**Stated problem:** Omit pictures and quote the listing below line by line, from its start through the line that holds "30.4, 29.0, 27.8];".

((

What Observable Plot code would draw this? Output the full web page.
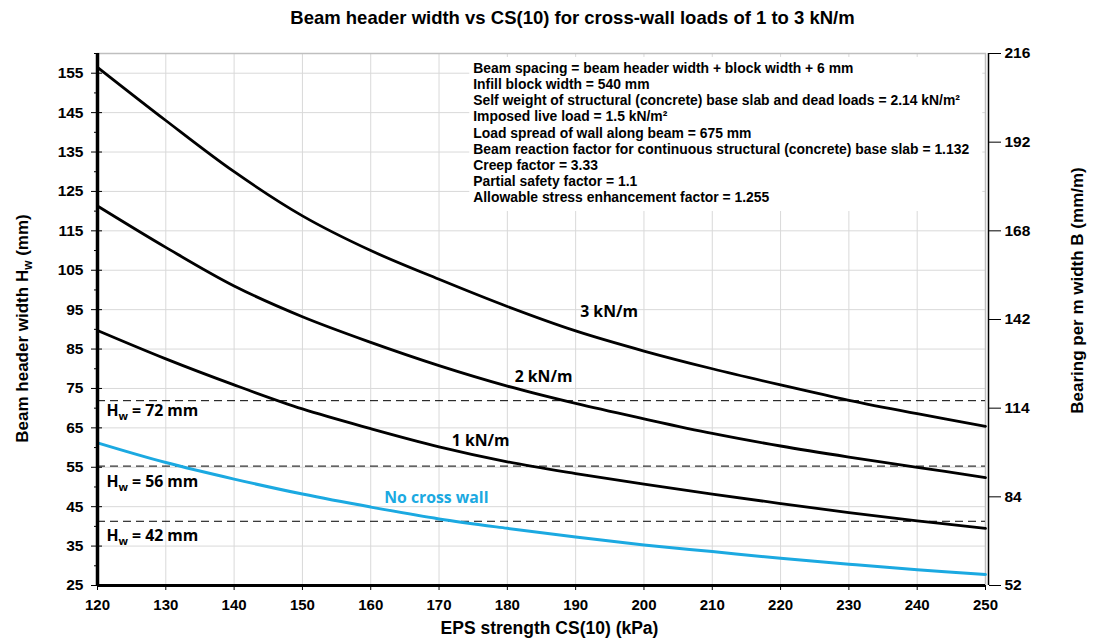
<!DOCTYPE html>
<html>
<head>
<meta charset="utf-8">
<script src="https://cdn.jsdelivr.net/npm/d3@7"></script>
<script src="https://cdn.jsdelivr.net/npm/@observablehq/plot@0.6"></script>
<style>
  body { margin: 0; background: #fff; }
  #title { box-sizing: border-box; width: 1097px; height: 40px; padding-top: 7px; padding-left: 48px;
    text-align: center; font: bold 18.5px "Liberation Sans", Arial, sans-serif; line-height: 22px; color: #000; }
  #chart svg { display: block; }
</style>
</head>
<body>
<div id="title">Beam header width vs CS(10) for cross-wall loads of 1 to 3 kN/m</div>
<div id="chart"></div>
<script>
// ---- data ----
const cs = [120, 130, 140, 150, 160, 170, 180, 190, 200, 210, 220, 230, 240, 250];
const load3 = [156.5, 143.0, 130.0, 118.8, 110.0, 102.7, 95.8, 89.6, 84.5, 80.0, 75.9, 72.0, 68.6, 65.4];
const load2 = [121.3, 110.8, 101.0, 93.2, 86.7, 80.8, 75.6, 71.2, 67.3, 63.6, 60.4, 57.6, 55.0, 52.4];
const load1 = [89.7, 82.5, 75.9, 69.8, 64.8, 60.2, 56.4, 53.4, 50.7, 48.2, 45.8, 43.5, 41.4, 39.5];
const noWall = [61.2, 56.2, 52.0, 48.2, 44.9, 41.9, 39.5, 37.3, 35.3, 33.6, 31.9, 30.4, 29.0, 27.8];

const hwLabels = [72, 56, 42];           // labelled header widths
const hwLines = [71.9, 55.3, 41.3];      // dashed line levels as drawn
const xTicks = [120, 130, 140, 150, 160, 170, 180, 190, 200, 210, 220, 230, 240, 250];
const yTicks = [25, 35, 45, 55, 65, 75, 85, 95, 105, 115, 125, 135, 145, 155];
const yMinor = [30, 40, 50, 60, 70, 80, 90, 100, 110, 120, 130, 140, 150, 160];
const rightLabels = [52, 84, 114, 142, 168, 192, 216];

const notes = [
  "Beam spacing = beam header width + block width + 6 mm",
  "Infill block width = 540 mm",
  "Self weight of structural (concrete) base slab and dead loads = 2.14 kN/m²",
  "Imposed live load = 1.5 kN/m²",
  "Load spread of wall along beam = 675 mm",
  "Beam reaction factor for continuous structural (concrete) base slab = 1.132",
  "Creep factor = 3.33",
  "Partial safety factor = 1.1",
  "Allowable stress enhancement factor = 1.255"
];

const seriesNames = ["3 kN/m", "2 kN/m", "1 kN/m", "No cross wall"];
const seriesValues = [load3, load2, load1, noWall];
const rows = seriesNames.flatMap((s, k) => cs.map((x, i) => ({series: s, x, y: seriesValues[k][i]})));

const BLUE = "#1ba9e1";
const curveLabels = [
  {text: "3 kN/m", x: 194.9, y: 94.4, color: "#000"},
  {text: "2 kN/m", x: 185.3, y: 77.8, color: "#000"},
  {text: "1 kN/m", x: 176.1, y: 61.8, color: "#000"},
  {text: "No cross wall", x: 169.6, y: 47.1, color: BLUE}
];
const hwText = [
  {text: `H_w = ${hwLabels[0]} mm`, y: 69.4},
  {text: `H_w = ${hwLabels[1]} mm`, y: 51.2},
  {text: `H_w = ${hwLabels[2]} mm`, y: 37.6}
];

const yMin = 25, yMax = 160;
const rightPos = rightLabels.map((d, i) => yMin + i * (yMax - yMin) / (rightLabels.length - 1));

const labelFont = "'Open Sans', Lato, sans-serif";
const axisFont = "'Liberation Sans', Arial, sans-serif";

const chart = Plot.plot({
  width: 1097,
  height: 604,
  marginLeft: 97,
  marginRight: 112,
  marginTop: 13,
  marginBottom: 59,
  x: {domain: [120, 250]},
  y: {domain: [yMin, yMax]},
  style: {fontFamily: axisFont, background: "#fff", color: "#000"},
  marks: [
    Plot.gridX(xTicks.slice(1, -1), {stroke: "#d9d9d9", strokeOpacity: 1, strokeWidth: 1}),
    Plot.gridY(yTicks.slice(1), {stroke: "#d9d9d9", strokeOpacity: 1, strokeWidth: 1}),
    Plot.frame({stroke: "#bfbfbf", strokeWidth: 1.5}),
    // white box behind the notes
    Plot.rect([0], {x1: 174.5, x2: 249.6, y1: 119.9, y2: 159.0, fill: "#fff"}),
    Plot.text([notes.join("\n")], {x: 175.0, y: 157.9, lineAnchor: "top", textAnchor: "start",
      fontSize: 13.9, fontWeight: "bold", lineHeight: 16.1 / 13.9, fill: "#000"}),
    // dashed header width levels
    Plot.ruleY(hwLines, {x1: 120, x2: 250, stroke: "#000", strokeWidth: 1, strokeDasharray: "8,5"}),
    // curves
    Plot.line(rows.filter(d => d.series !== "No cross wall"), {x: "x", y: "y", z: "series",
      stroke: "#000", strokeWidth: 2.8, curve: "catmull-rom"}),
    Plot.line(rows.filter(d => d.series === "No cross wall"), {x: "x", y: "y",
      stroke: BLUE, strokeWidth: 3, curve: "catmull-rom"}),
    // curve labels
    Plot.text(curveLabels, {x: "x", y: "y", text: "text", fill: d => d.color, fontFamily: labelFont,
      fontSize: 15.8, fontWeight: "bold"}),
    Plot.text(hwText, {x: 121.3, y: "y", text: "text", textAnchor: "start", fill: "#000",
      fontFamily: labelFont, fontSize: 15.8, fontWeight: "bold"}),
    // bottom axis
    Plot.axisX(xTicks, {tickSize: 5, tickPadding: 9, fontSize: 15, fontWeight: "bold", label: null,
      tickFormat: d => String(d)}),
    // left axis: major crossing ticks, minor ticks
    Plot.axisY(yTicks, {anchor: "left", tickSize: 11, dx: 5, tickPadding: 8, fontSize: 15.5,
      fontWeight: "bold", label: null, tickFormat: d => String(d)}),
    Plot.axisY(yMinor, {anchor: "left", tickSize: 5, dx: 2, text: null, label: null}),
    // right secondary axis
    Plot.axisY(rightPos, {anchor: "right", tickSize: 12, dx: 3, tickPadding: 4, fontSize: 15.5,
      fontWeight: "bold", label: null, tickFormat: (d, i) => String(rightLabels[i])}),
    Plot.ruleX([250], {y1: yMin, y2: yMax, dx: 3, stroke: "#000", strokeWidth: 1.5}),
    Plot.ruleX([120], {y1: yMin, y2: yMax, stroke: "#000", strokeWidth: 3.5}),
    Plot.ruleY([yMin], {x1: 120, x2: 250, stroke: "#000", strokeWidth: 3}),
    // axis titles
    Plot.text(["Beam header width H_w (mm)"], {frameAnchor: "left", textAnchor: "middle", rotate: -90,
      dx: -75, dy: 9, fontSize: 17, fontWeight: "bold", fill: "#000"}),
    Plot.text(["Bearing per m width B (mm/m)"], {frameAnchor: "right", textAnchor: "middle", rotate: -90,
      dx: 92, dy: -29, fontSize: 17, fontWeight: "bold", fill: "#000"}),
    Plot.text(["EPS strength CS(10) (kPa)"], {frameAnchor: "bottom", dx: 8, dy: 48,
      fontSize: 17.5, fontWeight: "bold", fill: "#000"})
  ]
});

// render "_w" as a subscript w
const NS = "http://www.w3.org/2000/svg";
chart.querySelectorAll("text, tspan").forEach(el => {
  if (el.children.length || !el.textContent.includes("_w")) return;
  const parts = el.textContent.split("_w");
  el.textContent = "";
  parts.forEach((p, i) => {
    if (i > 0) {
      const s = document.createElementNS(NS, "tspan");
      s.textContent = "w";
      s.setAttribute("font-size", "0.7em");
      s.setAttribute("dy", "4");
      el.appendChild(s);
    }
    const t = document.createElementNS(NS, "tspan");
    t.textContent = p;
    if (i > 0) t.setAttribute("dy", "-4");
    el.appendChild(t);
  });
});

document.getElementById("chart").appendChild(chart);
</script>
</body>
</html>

))

**Correct answer:**
What Observable Plot code would draw this? Output the full web page.
<!DOCTYPE html>
<html>
<head>
<meta charset="utf-8">
<script src="https://cdn.jsdelivr.net/npm/d3@7"></script>
<script src="https://cdn.jsdelivr.net/npm/@observablehq/plot@0.6"></script>
<style>
  body { margin: 0; background: #fff; }
  #title { box-sizing: border-box; width: 1097px; height: 40px; padding-top: 7px; padding-left: 48px;
    text-align: center; font: bold 18.5px "Liberation Sans", Arial, sans-serif; line-height: 22px; color: #000; }
  #chart svg { display: block; }
</style>
</head>
<body>
<div id="title">Beam header width vs CS(10) for cross-wall loads of 1 to 3 kN/m</div>
<div id="chart"></div>
<script>
// ---- data ----
const cs = [120, 130, 140, 150, 160, 170, 180, 190, 200, 210, 220, 230, 240, 250];
const load3 = [156.5, 143.0, 130.0, 118.8, 110.0, 102.7, 95.8, 89.6, 84.5, 80.0, 75.9, 72.0, 68.6, 65.4];
const load2 = [121.3, 110.8, 101.0, 93.2, 86.7, 80.8, 75.6, 71.2, 67.3, 63.6, 60.4, 57.6, 55.0, 52.4];
const load1 = [89.7, 82.5, 75.9, 69.8, 64.8, 60.2, 56.4, 53.4, 50.7, 48.2, 45.8, 43.5, 41.4, 39.5];
const noWall = [61.2, 56.2, 52.0, 48.2, 44.9, 41.9, 39.5, 37.3, 35.3, 33.6, 31.9, 30.4, 29.0, 27.8];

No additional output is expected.